An interesting tidbit from part one of the finale was during the flash-forward. Jack is deposing what happened when the plane (as he says) hit water. "We used cushions, a few life jackets...at that point, there were only eight of us left." Eight, eh? but it's the Oceanic Six. I'm no math major, but some things are not adding up.

And, hallmark to LOST and its' hidden intelligence, this season's finale gives a more than generous nod to various cultural and literary elements. "There's no place like home" of course, is a line from The Wonderful Wizard of Oz, the beloved children's novel by L. Frank Baum. On many occasions, the show salutes these metafictions - that is, stories that open the characters into strange and wonderful worlds they never thought existed. It can be said with Alice when she goes "through the looking glass" (the title of season three's finale) or of Dorothy when she realizes she's not in Kansas anymore. could the writers be insinuating the island is no more than a vivid fabrication - a falsification made for whatever reason to keep the island's inhabitants in a sort of limbo or purgatory until their lesson is learned?

Or maybe they just really really like to freak the viewers out.

Quote of the day: Locke: You guys have electricity? How do you manage that?
Ben: We have two giant hamsters running on a massive wheel in our secret underground cave.

Tuesday, May 27, 2008

A Flurry of Films

This weekend was one of elevated intellect, elevated insight, and elevated blood pressure.

The first two are owed in part to the vast amount of films I watched. The last has to do with the $4.03 I paid per gallon of gas, as well as the promise of seven years indentured servitude and my firstborn child.

America’s national holidays let me savor time that I wouldn't have had originally, and provide a cathartic release to watch all of the films I’ve wanted to watch over the past few years but have made excuse - you know. "Oh, I can't, not tonight, A Shot of Love with Tela Tequila is on ... is she straight? Is she bi? Is she greedy and attention-seeking?" "Not tonight, I have a headache," "..." and so on and so forth. But with little excuse, barring my iTunes library is already too full, I decided, with no time like the present, that this was the weekend to catch up.

I have a friend who won't watch the Oscars unless she has watched all films nominated that year. At least for best picture. I’m not sure how she feels about Foley editing or best-set intern - I’m just talking about the majors.
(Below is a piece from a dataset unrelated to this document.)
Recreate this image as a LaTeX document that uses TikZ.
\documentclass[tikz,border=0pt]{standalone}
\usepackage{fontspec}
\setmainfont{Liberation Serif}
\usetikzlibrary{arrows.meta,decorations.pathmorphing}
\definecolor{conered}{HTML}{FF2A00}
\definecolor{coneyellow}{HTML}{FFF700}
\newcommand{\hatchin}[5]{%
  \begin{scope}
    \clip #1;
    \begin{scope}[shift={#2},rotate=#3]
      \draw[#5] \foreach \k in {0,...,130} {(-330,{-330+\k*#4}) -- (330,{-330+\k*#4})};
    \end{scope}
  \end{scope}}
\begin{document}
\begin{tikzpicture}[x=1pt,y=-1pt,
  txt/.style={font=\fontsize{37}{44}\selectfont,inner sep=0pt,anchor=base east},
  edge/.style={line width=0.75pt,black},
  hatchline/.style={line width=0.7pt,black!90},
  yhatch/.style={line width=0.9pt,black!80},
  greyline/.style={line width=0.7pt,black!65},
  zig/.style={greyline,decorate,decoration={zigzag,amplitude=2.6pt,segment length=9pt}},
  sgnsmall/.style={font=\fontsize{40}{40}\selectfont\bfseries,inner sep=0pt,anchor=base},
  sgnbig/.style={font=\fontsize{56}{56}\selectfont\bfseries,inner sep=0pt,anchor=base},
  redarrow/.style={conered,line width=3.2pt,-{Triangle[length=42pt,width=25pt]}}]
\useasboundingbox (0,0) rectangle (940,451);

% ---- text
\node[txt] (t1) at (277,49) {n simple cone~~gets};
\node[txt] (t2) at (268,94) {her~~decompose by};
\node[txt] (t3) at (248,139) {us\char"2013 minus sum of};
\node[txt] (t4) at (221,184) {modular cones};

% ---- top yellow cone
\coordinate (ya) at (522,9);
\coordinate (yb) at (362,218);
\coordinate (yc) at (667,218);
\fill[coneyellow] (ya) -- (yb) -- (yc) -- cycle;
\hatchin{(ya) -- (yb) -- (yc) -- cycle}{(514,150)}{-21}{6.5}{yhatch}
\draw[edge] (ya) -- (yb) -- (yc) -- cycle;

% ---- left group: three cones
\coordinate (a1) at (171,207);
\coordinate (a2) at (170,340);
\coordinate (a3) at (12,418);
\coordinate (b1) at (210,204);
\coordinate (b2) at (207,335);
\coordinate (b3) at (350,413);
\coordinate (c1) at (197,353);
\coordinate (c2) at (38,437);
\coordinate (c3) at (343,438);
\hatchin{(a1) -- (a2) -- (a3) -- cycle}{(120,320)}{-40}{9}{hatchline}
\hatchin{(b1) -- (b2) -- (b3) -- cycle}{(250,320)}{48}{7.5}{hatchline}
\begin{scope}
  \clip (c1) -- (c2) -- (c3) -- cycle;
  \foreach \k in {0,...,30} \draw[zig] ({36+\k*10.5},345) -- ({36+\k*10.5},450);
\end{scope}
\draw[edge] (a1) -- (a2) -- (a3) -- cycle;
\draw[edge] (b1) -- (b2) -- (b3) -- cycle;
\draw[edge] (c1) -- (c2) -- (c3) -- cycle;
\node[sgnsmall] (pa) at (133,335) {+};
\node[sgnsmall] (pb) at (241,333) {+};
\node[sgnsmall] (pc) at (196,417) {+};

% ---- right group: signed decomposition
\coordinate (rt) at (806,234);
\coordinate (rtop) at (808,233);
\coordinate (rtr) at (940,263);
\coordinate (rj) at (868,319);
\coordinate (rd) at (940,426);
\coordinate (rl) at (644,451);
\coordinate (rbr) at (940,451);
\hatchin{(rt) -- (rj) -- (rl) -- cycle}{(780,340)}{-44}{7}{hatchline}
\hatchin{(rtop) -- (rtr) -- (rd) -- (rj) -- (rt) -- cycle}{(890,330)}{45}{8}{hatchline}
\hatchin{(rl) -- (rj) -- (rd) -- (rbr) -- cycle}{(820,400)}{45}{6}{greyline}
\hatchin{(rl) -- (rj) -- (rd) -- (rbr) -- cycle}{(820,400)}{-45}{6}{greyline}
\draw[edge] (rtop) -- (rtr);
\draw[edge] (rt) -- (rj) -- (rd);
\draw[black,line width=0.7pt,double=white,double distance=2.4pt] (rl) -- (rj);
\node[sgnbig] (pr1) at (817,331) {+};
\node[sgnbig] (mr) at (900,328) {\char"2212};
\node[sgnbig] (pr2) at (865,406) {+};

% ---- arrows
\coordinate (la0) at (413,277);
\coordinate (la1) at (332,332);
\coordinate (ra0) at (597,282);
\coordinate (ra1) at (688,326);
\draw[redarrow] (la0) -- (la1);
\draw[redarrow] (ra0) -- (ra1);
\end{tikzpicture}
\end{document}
I’ll start with the one I saw last: there will be blood.

Daniel Day-Lewis plays (incredibly, I might add) the hardened, articulate oil tycoon Daniel Plainview, a man bent on striking deals and finding as much black gold as possible. He claims to be a family man, caring for his prepubescent son, H.W. (whom he adopted, an orphan child of one of his dead workers).

The film follows several decades of Plainview’s life, from humble beginnings in the 1890's where he digs for silver but finds black gold, all the way until the 1920's, where Plainview has evolved, gone to seed, and the years seem to be catching up on him. The humble, concise Paul Sunday (Paul Dano, who plays the identical twin Eli as well) once approaches Plainview in the late 1890's about his family's goat farm, where he believes there is a lucrative market for oil drilling. And thus begins the transformation of the sleepy town of little Boston from religious bastion to industrial behemoth.
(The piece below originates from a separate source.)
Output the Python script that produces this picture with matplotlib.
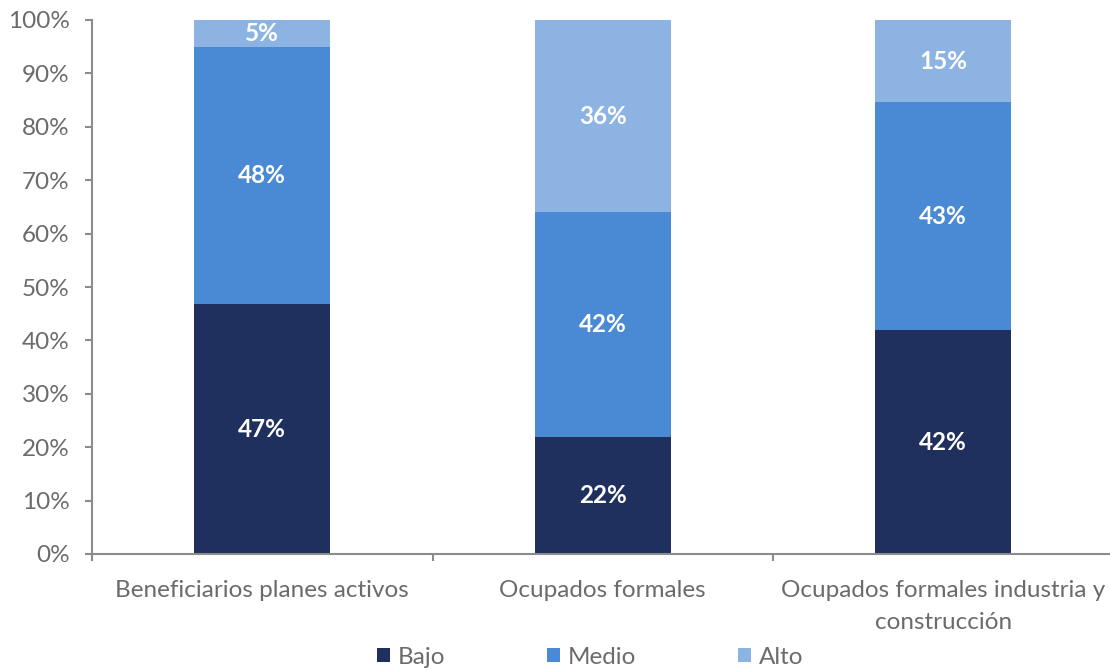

The clarity in which Paul Thomas Anderson writes and directs makes this film an instant classic. And let's not talk about DDL - who listened to old turn-of-the-century recordings to adapt the speech patterns of men of the time. And his mustache? Day-Lewis means business. Oil business.

In this sleepy Texas town (which was coincidentally filmed right next to its Oscar contender, no country for old men) we find less of what life is like in 20th century oil country and more of the evolution - or regression - of a man. Plainview reveals to his brother, "I have a competition in me. I want no one else to succeed. I hate most people." you don't get a plainer view on Plainview than that.

I drink your milkshake.

Watch this movie. Now. Or there will be blood.

Tomorrow: If you're lucky (or if I’m up to it) an in-depth review of the season finale of LOST.

Quote of the day: "I drink your milkshake."